Despite meticulous examination and a comprehensive comparative approach, it is noteworthy that our findings did not reveal any prominent or readily identifiable patterns in either of these aspects. This outcome suggests that, within the scope of our study, there were no stark differences in field size or significant alterations in the brightness levels within the penumbra region that could be unequivocally attributed to variations in model accuracy. This lack of discernible patterns underscores the complexity of the relationship between model accuracy and the resulting gamma maps.
The study involves the construction of models A, B, C, D, and E, which are derived from three basic models, namely CNN, Autoencoder, and U-Net. By maintaining an equal amount of training data, CNN demonstrated superiority based on the gamma pass rate data. However, it is essential to recognize that deep learning encompasses more than just datasets; improper preprocessing techniques and misconfiguration of hyperparameters can lead to ineffective performance and reduced accuracy. Further research is necessary to ensure that each model is appropriately tuned to achieve optimal results.
In clinical implementation, the use of deep learning will greatly accelerate the pre-treatment verification of patient-specific quality assurance, the image obtained from the EPID is directly converted into a dose and projected on the patient’s target organ by the deep learning model so that the image can be directly compared with the dose calculated results from the TPS. This study succeeded in five deep learning models that can run below 2 seconds. Furthermore, it also adds to the evidence of the success of deep learning in building accurate dosimetry based on EPID images [16, 19, 34]. Moreover, the results should be validated by considering more cases and improved by replacing the loss value from MSE to the gamma index directly; however, faster computer processors and higher RAMs are required when training the model.

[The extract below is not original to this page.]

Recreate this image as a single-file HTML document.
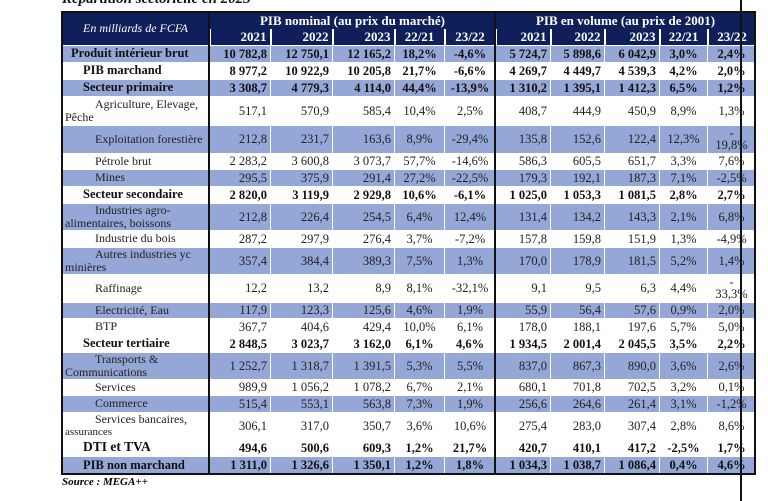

To create a deep learning (DL) model, comprehensive data in big number is needed, for example, to make DL capable of auto-contouring organ at risk at CT images, large number of CT image data is needed before and after contouring which will be used as targets, but this data is very hard to find as an open-source dataset. The lack of open datasets in radiotherapy means that the deep learning models that are created cannot be compared directly to other research. An open collection of EPID and TPS data in many cases and centers is really needed to help researchers only focus on developing their deep learning models and tuning their hyper parameter without worrying about data needs. In future research, there is potential for the integration of multiple distinct models with the goal of enhancing the precision of AI dosimetry.
Conclusion
In this study, a deep learning-based method for building non-transit dosimetry was proposed to improve the similarity between EPID images and planned dose images from TPS at the isocenter plane. Five different deep learning models were compared, and we found that the A-model had the best performance, with a gamma pass rate higher by 14.10 ± 8.79% compared to that of the EPID images not subjected to the deep learning models, followed by the E-, C-, D-, and B-models. In addition, the A-model had the fastest processing time of 0.414 ± 0.113 second, followed by the D-, C-, E-, and B-models.
Conflict of interest
There is no conflict of interest in this study.
Funding
This study was supported by Universitas Indonesia PUTI research grant (contract number: NKB-1665/UN2.RST/HKP.05/00/2020).
Acknowledgement
The authors thank the management and all staff members in the Department of Radiotherapy, Cipto Mangunkusumo Hospitals and Department of Physics, Universitas Indonesia.